Request: All lines from the beginning of the listing through the line with "const panelTitles = ['1-mm" are to be copied word for word; the pictures are not.

Stored records:
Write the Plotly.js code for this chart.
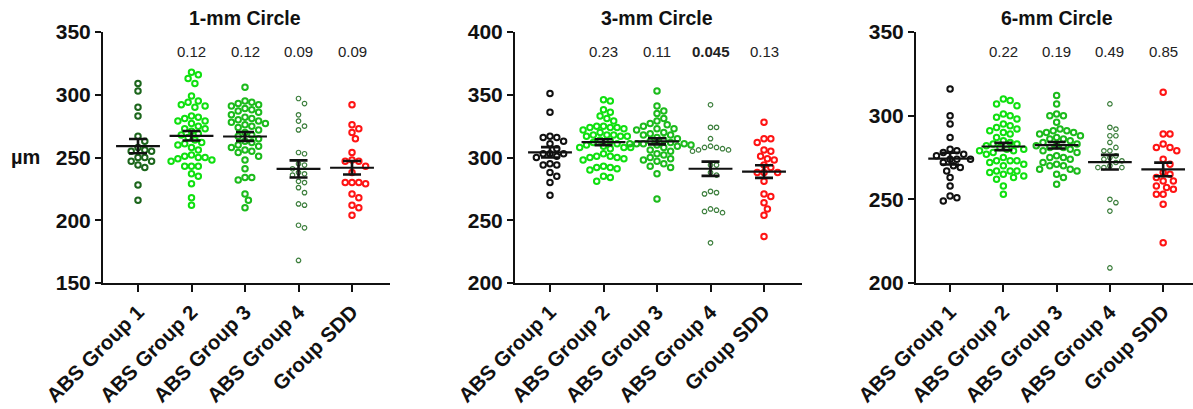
<!DOCTYPE html>
<html>
<head>
<meta charset="utf-8">
<script src="https://cdn.plot.ly/plotly-3.0.1.min.js"></script>
<style>html,body{margin:0;padding:0;background:#fff;}#chart{width:1193px;height:409px;}</style>
</head>
<body>
<div id="chart"></div>
<script>
// ---------- data ----------
const categories = ['ABS Group 1', 'ABS Group 2', 'ABS Group 3', 'ABS Group 4', 'Group SDD'];
const panelTitles = ['1-mm Circle', '3-mm Circle', '6-mm Circle'];

// 1-mm circle
const mm1_abs1 = [309, 303, 290, 283, 267, 263, 258, 256, 255, 255, 250, 250, 247, 247, 244, 242, 228, 216];
const mm1_abs2 = [318, 316, 313, 309, 299, 295, 294, 292, 291, 290, 283, 282, 281, 279, 279, 277, 275, 273, 273, 271, 269, 268, 266, 264, 262, 261, 260, 258, 256, 252, 251, 250, 250, 249, 248, 247, 243, 243, 243, 237, 235, 229, 218, 212];
const mm1_abs3 = [306, 295, 294, 293, 292, 291, 289, 288, 287, 286, 284, 282, 281, 280, 279, 278, 277, 276, 275, 274, 272, 270, 268, 267, 265, 263, 262, 260, 259, 258, 256, 255, 254, 251, 248, 241, 234, 234, 232, 221, 216, 210];
const mm1_abs4 = [297, 293, 284, 279, 275, 272, 254, 253, 245, 244, 241, 238, 237, 236, 231, 230, 226, 222, 213, 212, 196, 194, 168];
const mm1_sdd  = [292, 276, 273, 270, 265, 254, 248, 247, 247, 243, 238, 230, 230, 230, 229, 221, 218, 212, 210, 204];
const mm1_p = ['', '0.12', '0.12', '0.09', '0.09'];

// 3-mm circle
const mm3_abs1 = [351, 336, 317, 316, 316, 313, 311, 307, 303, 303, 303, 301, 300, 295, 294, 294, 288, 285, 280, 270];
const mm3_abs2 = [346, 345, 338, 336, 333, 331, 329, 325, 325, 324, 324, 324, 323, 322, 320, 318, 318, 318, 317, 317, 317, 314, 313, 312, 311, 310, 309, 308, 308, 308, 307, 303, 301, 301, 300, 300, 299, 298, 293, 292, 292, 291, 290, 285, 284, 281];
const mm3_abs3 = [353, 341, 337, 335, 331, 329, 327, 326, 325, 323, 323, 322, 320, 319, 318, 318, 316, 315, 314, 313, 312, 311, 311, 311, 311, 310, 310, 309, 308, 306, 305, 303, 302, 300, 299, 298, 297, 295, 293, 292, 287, 267];
const mm3_abs4 = [342, 324, 324, 315, 309, 308, 308, 307, 306, 306, 305, 294, 294, 288, 286, 273, 272, 271, 259, 258, 257, 256, 232];
const mm3_sdd  = [328, 315, 315, 312, 306, 305, 301, 299, 298, 294, 292, 288, 288, 288, 281, 271, 269, 264, 259, 254, 237];
const mm3_p = ['', '0.23', '0.11', '0.045', '0.13'];

// 6-mm circle
const mm6_abs1 = [316, 300, 295, 287, 280, 279, 278, 277, 276, 274, 274, 274, 272, 270, 269, 267, 263, 258, 252, 251, 249];
const mm6_abs2 = [310, 309, 307, 306, 301, 300, 299, 298, 295, 294, 293, 292, 291, 290, 289, 287, 285, 284, 283, 283, 282, 281, 280, 280, 279, 279, 278, 277, 275, 273, 273, 273, 272, 271, 270, 267, 267, 267, 266, 265, 264, 263, 262, 258, 253];
const mm6_abs3 = [312, 307, 301, 300, 300, 296, 292, 291, 291, 290, 290, 289, 288, 287, 286, 286, 285, 284, 283, 282, 282, 281, 281, 280, 279, 278, 276, 275, 275, 274, 272, 271, 270, 270, 268, 268, 267, 265, 263, 259];
const mm6_abs4 = [307, 293, 292, 288, 288, 284, 281, 279, 279, 276, 275, 274, 273, 272, 270, 269, 269, 269, 250, 248, 243, 209];
const mm6_sdd  = [314, 289, 289, 283, 281, 281, 279, 274, 271, 266, 265, 263, 261, 261, 258, 257, 256, 253, 253, 247, 224];
const mm6_p = ['', '0.22', '0.19', '0.49', '0.85'];

const yRanges = [[150, 350], [200, 400], [200, 350]];

// ---------- styling / layout ----------
const W = 1193, H = 409;
const M = {l: 0, r: 0, t: 32, b: 126};
const plotH = H - M.t - M.b;
const domainsPx = [[103, 390], [515, 802], [916, 1193]];
const xRanges = [[-0.654, 4.71], [-0.654, 4.71], [-0.64, 4.56]];
const FONT = 'Liberation Sans, Arial, sans-serif';

const panels = [
  {data: [mm1_abs1, mm1_abs2, mm1_abs3, mm1_abs4, mm1_sdd], p: mm1_p, first: '#1c661c'},
  {data: [mm3_abs1, mm3_abs2, mm3_abs3, mm3_abs4, mm3_sdd], p: mm3_p, first: '#111111'},
  {data: [mm6_abs1, mm6_abs2, mm6_abs3, mm6_abs4, mm6_sdd], p: mm6_p, first: '#111111'}
];
const groupColors = [null, '#10e010', '#1cbb1c', '#3a7d3a', '#ff1414'];

function swarm(vals, pxPerY, pxPerX, d) {
  const idx = vals.map((v, i) => i).sort((a, b) => vals[b] - vals[a]);
  const placed = [];
  const offs = new Array(vals.length).fill(0);
  for (const i of idx) {
    const yp = vals[i] * pxPerY;
    for (let k = 0; k < 200; k++) {
      const cand = k === 0 ? 0 : (k % 2 ? 1 : -1) * Math.ceil(k / 2) * d / 2;
      if (placed.every(p => (p.x - cand) ** 2 + (p.y - yp) ** 2 >= d * d * 0.97)) {
        offs[i] = cand; placed.push({x: cand, y: yp}); break;
      }
    }
  }
  return offs.map(o => o / pxPerX);
}
function mean(a) { return a.reduce((s, v) => s + v, 0) / a.length; }
function sem(a) {
  const m = mean(a);
  const sd = Math.sqrt(a.reduce((s, v) => s + (v - m) ** 2, 0) / (a.length - 1));
  return sd / Math.sqrt(a.length);
}

const traces = [];
const annotations = [];
const layout = {
  width: W, height: H, margin: M, showlegend: false,
  paper_bgcolor: '#fff', plot_bgcolor: '#fff',
  font: {family: FONT, color: '#111'}
};

panels.forEach((pan, pi) => {
  const ax = pi === 0 ? '' : String(pi + 1);
  const xname = 'x' + ax, yname = 'y' + ax;
  const dom = domainsPx[pi];
  const pxPerX = (dom[1] - dom[0]) / (xRanges[pi][1] - xRanges[pi][0]);
  const pxPerY = plotH / (yRanges[pi][1] - yRanges[pi][0]);
  layout['xaxis' + ax] = {
    domain: [dom[0] / W, dom[1] / W], range: xRanges[pi], anchor: yname,
    showline: true, linecolor: '#111', linewidth: 2, showgrid: false, zeroline: false,
    ticks: 'outside', ticklen: 7, tickwidth: 2, tickcolor: '#111',
    tickmode: 'array', tickvals: categories.map((c, i) => i), ticktext: categories,
    tickangle: -45, tickfont: {family: FONT, size: 20.5, weight: 700, color: '#111'}
  };
  layout['yaxis' + ax] = {
    domain: [0, 1], range: yRanges[pi], anchor: xname,
    showline: true, linecolor: '#111', linewidth: 2, showgrid: false, zeroline: false,
    ticks: 'outside', ticklen: 6, tickwidth: 2, tickcolor: '#111', dtick: 50,
    tickfont: {family: FONT, size: 21, weight: 700, color: '#111'}
  };
  // points
  pan.data.forEach((vals, gi) => {
    const small = gi === 3;
    const offs = swarm(vals, pxPerY, pxPerX, small ? 6 : 6.8);
    const col = gi === 0 ? pan.first : groupColors[gi];
    traces.push({
      type: 'scatter', mode: 'markers', xaxis: xname, yaxis: yname,
      x: offs.map(o => gi + o), y: vals, hoverinfo: 'skip',
      marker: {symbol: 'circle-open', size: small ? 4.5 : 5.5, color: col,
               line: {width: small ? 1.2 : 2, color: col}}
    });
  });
  // mean and SEM
  pan.data.forEach((vals, gi) => {
    const m = mean(vals), s = sem(vals);
    traces.push({
      type: 'scatter', mode: 'lines', xaxis: xname, yaxis: yname, hoverinfo: 'skip',
      x: [gi - 0.41, gi + 0.41], y: [m, m], line: {color: '#111', width: 2.2}
    });
    traces.push({
      type: 'scatter', mode: 'markers', xaxis: xname, yaxis: yname, hoverinfo: 'skip',
      x: [gi], y: [m], marker: {size: 1, color: 'rgba(0,0,0,0)'},
      error_y: {type: 'data', array: [s], visible: true, color: '#111', thickness: 2.6, width: 9}
    });
  });
  // title
  annotations.push({
    xref: xname, yref: yname + ' domain', x: 2, y: (plotH + M.t - 18) / plotH,
    text: panelTitles[pi], showarrow: false, xanchor: 'center', yanchor: 'middle',
    font: {family: FONT, size: 19.5, weight: 700, color: '#111'}
  });
  // p-values
  pan.p.forEach((t, gi) => {
    if (!t) return;
    const bold = parseFloat(t) < 0.05;
    annotations.push({
      xref: xname, yref: yname + ' domain', x: gi, y: (plotH + M.t - 51) / plotH,
      text: t, showarrow: false, xanchor: 'center', yanchor: 'middle',
      font: {family: FONT, size: 15, weight: bold ? 700 : 400, color: '#222'}
    });
  });
});

annotations.push({
  xref: 'paper', yref: 'paper', x: 25 / W, y: (M.t + plotH - 157) / plotH,
  text: 'µm', showarrow: false, xanchor: 'center', yanchor: 'middle',
  font: {family: FONT, size: 20, weight: 700, color: '#111'}
});
layout.annotations = annotations;

Plotly.newPlot('chart', traces, layout, {staticPlot: true, displayModeBar: false});
</script>
</body>
</html>
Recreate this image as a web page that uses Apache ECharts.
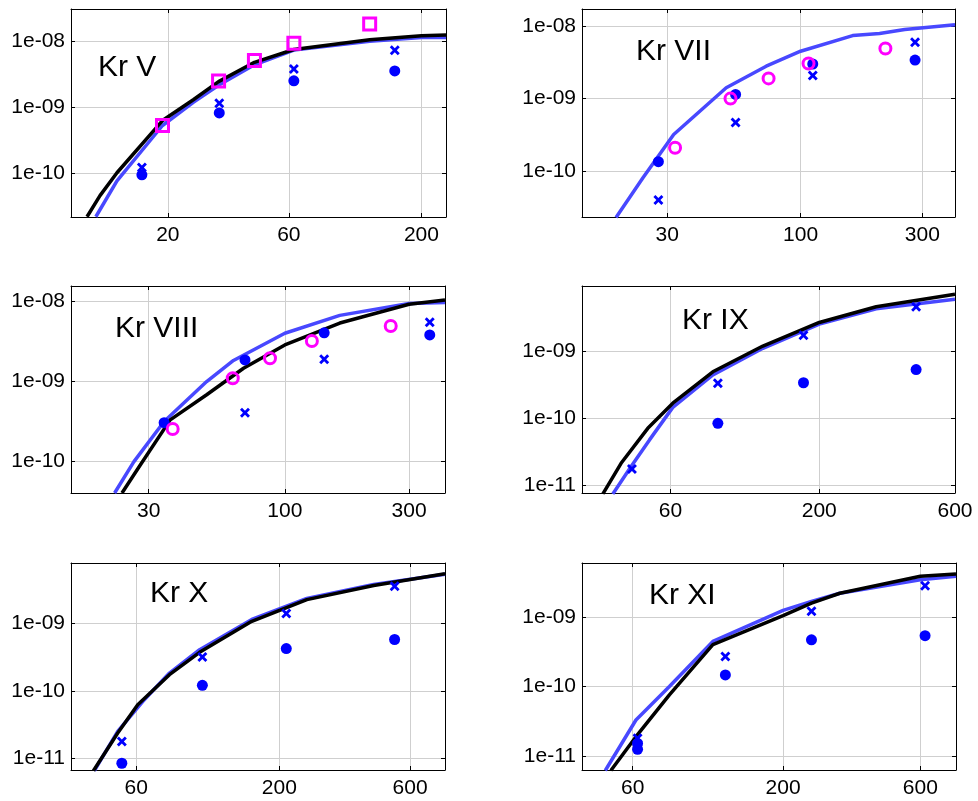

Answer for the task:
Write the Plotly.js code for this chart.
<!DOCTYPE html>
<html>
<head>
<meta charset="utf-8">
<script src="https://cdn.plot.ly/plotly-3.0.1.min.js"></script>
<style>html,body{margin:0;padding:0;background:#fff;}#chart{width:1193px;height:409px;}</style>
</head>
<body>
<div id="chart"></div>
<script>
// ---------- data ----------
const categories = ['ABS Group 1', 'ABS Group 2', 'ABS Group 3', 'ABS Group 4', 'Group SDD'];
const panelTitles = ['1-mm Circle', '3-mm Circle', '6-mm Circle'];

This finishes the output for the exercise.